The open() function can accept a file argument of either -| or |-. Accepting either of these parameters forks a child connected to the file handle you've just opened. The child is then running the same program as the parent. The return value from the call to open() is the process ID of the child or zero for the parent. The function dies if it cannot fork within the open() call. Here's a sample usage of -| to create a receiving child:
$| = 1; # Always do unbuffered IO here.
$pid = open(MYHANDLE, "|-");
if ($pid == 0) {
#parent acts as server
print MYHANDLE, " something";
} else {
#child acts as receiver.
getSomething = <MYHANDLE>;
}
An implicit fork() is possible with the open2() command. Basically, with this call you start off two processes running the same code. The child process ID is returned to the client. Errors cause the function to bail out. The Ipc::Open2 module is required for this to work. Also, you have to make sure you are reading and writing continuously to this buffer. Be careful to run only programs for which you know the input and output sequences.
$| = 1;
$pid = open('BI_R', 'BI_W', "myPerlScript");
if ($pid == 0) {
#parent acts as server
print B_R, " something";
} else {
#child acts as receiver.
getSomething = <MYHANDLE>;
}
There is an open3() function call, too, that adds STDERR to the list of opened files with which you may work.
This is a very quick introduction to using UNIX pipes and signals with Perl. Signals are a way of asynchronously telling a process about an event. Generally, signals can only be caught and an error message displayed about the type of signal through the use of a subroutine, called a handler. The types of signals vary depending on the type of UNIX system you use.
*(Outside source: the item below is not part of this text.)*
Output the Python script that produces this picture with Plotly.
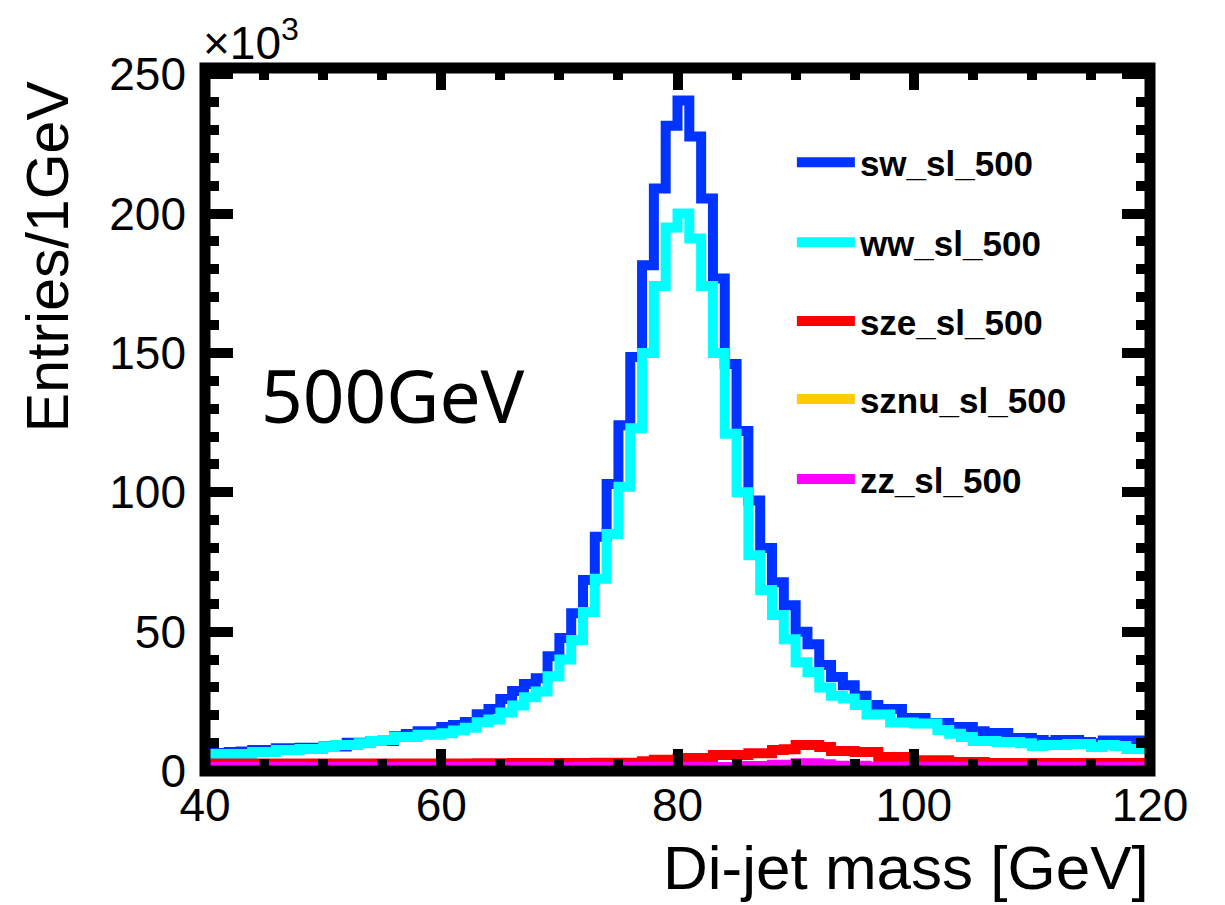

Using pipes is a method of communication between two processes that is old, yet still heavily used in UNIX. If a pipe (|) is placed at the beginning of a filename in an open() call, you'll be writing to a pipe with a UNIX command, file, or device at the other end. If command | is placed at the end of a filename to the open() call, you'll be reading the output of the command. Bi-directional and even tridirectional pipes are possible using the open2() and open3() calls.